Entries provided
========

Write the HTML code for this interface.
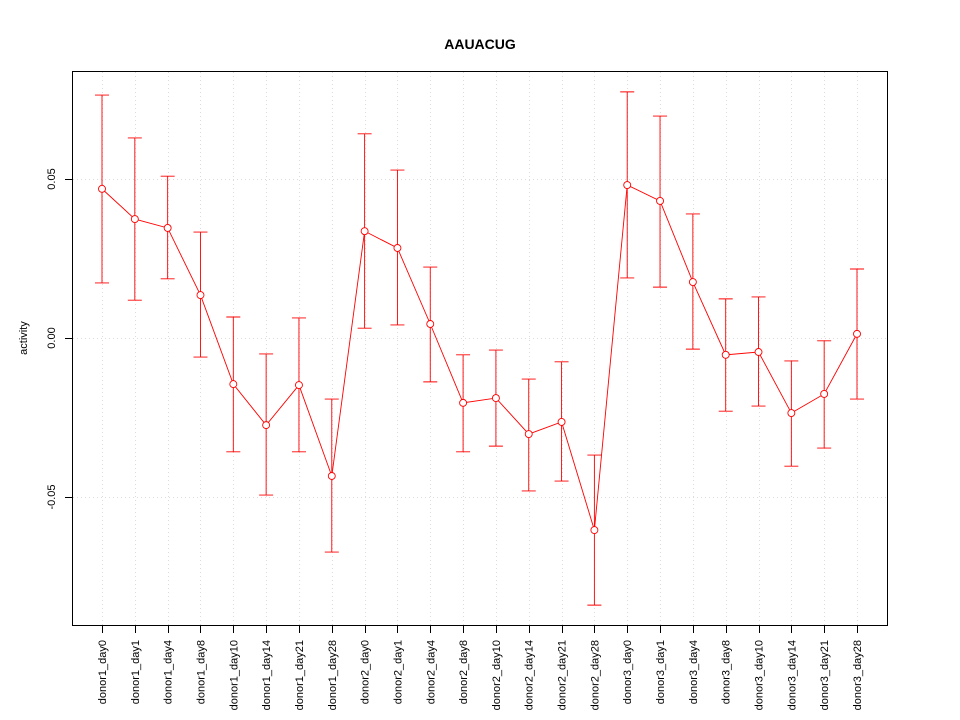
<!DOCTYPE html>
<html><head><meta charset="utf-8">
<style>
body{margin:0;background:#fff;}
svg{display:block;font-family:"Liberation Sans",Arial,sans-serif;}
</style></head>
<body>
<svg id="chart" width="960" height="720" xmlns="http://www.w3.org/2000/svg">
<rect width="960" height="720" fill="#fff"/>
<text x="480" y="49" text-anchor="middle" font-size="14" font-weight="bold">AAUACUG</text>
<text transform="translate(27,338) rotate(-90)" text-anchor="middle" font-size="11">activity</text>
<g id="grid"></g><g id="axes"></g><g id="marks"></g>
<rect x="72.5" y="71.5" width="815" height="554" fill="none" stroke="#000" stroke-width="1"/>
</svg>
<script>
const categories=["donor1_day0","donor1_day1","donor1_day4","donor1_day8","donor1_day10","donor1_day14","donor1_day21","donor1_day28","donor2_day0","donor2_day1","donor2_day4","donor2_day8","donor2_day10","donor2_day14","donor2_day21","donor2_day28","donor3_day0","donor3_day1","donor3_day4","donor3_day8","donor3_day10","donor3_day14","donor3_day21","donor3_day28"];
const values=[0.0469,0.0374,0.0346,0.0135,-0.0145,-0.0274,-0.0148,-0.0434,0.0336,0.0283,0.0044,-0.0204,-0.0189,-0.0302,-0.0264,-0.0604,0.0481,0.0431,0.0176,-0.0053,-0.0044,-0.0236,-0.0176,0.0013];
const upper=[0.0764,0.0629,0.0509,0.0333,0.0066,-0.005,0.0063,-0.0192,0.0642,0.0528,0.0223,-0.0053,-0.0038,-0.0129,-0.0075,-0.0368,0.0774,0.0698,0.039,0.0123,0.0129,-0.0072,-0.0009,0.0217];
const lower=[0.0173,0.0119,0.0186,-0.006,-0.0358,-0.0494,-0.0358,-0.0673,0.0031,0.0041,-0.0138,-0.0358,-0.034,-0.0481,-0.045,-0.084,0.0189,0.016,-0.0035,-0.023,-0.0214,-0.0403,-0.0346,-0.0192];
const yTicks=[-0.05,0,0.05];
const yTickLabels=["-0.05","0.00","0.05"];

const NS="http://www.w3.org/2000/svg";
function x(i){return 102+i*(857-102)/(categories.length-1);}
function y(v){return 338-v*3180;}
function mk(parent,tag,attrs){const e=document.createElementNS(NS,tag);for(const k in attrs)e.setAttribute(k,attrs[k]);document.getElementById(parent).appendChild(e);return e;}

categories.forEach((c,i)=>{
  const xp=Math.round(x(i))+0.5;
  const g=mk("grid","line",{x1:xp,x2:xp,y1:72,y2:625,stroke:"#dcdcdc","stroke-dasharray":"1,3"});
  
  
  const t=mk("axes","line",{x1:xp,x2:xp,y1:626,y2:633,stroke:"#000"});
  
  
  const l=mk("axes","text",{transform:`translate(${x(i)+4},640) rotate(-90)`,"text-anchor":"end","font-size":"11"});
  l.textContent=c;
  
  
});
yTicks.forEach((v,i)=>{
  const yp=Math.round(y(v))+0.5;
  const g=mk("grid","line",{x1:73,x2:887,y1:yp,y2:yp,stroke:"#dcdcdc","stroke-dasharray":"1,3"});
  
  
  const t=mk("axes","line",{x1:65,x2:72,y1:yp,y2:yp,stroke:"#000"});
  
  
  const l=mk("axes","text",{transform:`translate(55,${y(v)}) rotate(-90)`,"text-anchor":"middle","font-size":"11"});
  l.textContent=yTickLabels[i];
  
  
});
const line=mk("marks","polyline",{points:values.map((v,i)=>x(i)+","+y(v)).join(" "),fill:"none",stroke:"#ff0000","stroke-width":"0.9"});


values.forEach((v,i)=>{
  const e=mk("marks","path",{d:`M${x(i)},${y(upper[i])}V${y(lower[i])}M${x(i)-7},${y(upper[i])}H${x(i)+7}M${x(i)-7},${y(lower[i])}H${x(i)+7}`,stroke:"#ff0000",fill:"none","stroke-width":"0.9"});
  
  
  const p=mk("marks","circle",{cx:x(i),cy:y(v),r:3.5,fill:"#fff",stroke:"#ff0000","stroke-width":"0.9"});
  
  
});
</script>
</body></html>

========

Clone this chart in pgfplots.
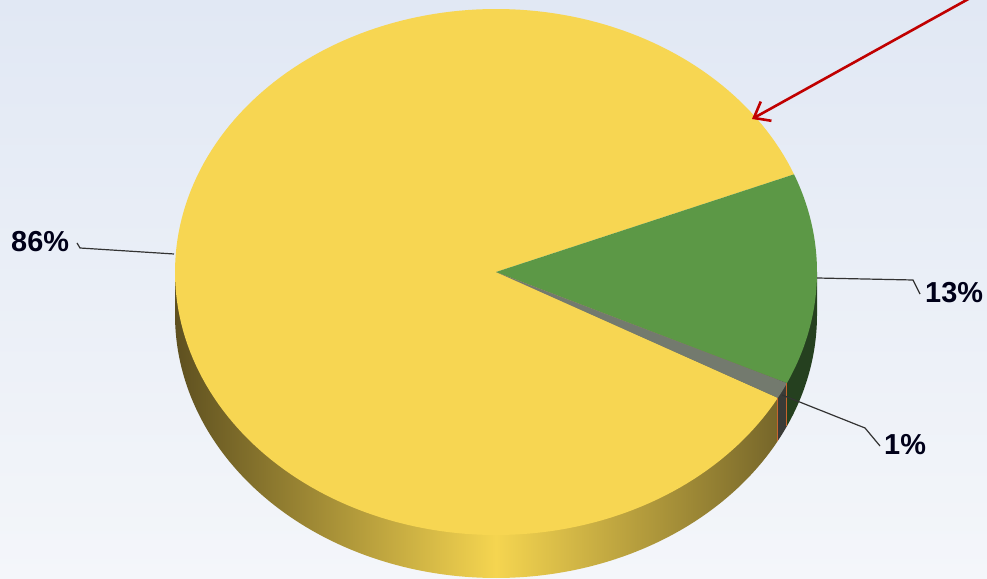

========

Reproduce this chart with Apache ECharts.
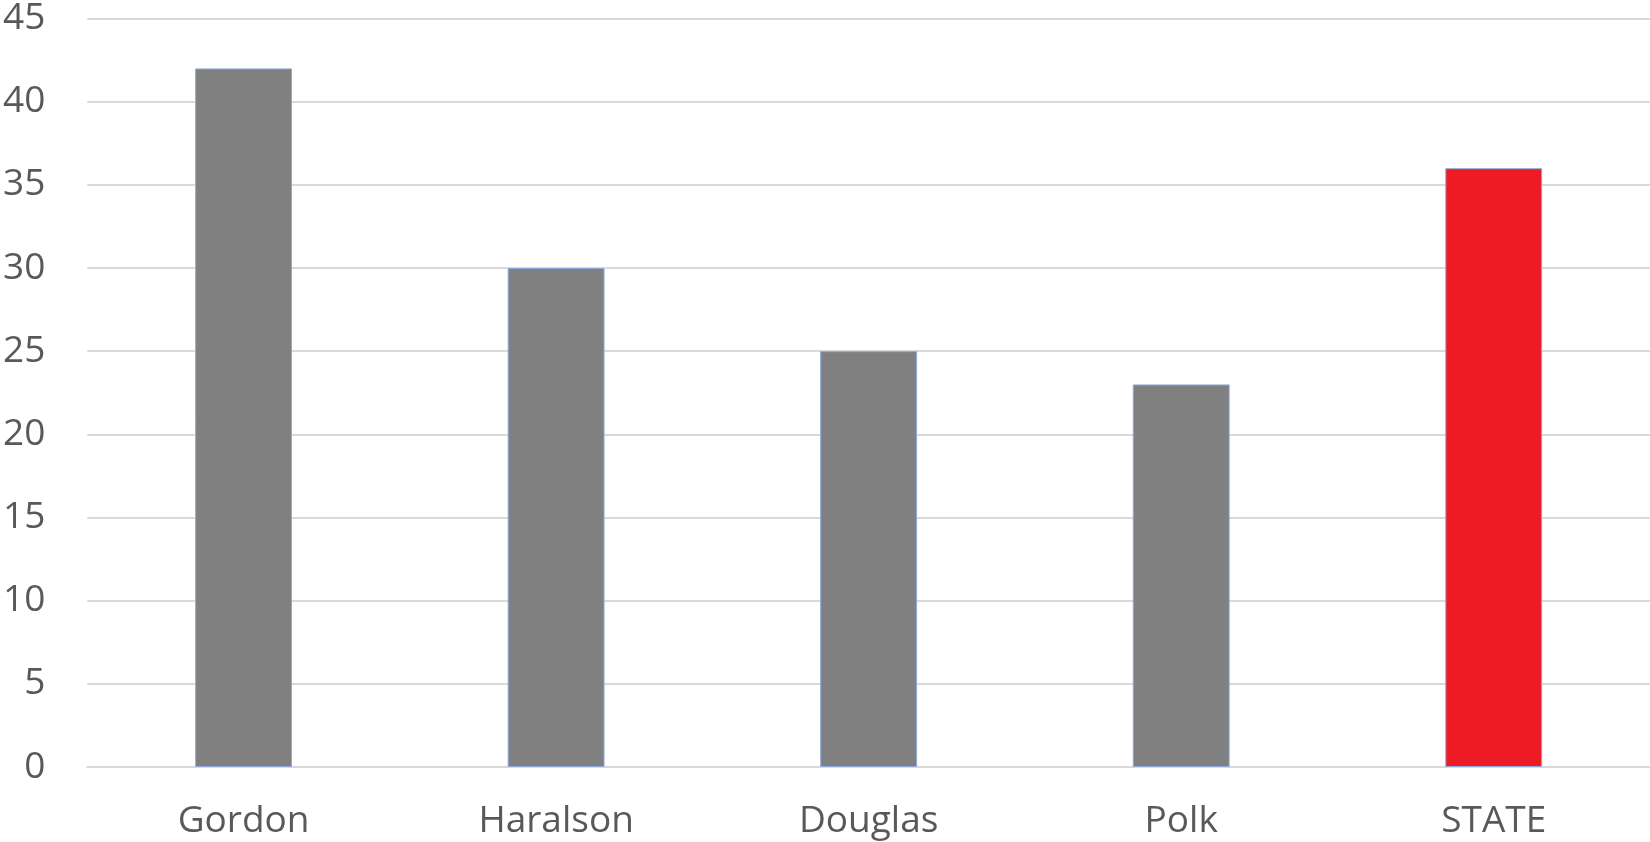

========

Your goal
Lines holding the word "this" should be counted across the entries; state only how many there are.

Worked answer
3